Seismic Fragility Curve Assessment Based on Synthetic Ground Motions with Conditional Spectra

Fragility curve evaluation using ground motions compatible with conditional spectra allows for ground motion selection with good consistency with the hazard. However, this evaluation requires selecting ground motions from a database, which is not straightforward. Moreover, it relies on a fragility curve fitting procedure, which may fail to give a solution. Lastly, it estimates the statistical uncertainty of the curve based on simple bootstrap resampling. This paper proposes a novel framework for estimating fragility curves with two major improvements. First, the proposed fragility curve fitting procedure is not iterative and does not require an initial estimation of the curve parameters, unlike the existing curve fitting procedure.
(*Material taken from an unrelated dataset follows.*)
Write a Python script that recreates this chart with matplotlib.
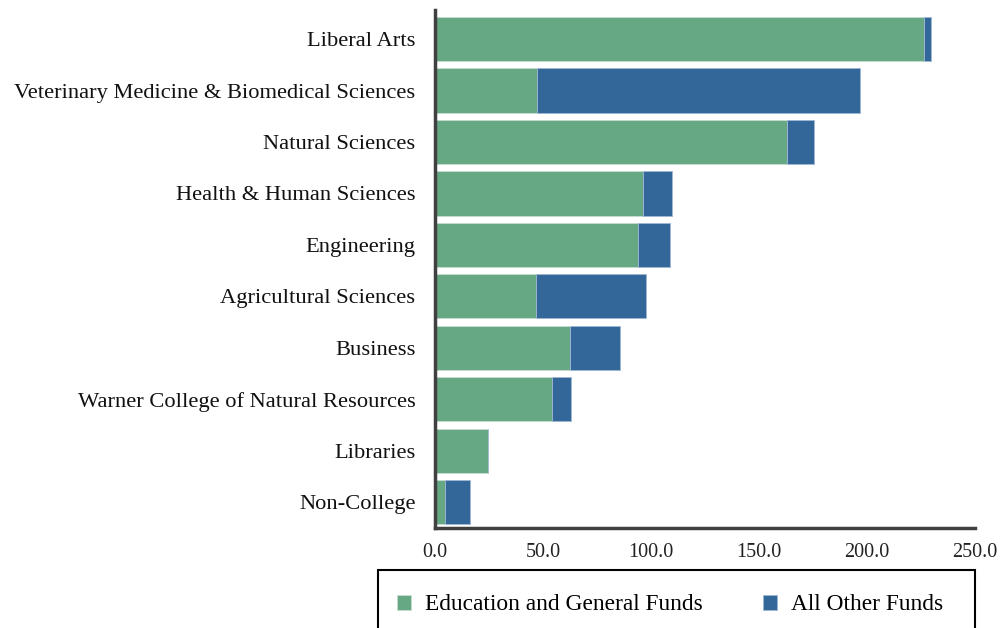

Second, the statistical uncertainty of fragility curves is estimated based on the Fisher's information matrix, which is a rigorous alternative to bootstrap resampling. Moreover, stochastic ground motions compatible with the conditional spectra are generated and used as excitations. This is a practical alternative, as it does not require a ground motion database for scenario-specific selection. Results obtained with the developed framework are compared to results based on existing procedures in a case study of in-structure components in an industrial building. We analyze cases in which our curve fitting procedure gives a solution more reliably than the existing. Moreover, the developed procedure for estimating the uncertainty of fragility curves leads, in this case study, to better estimations for the statistical uncertainty of the fragility curves.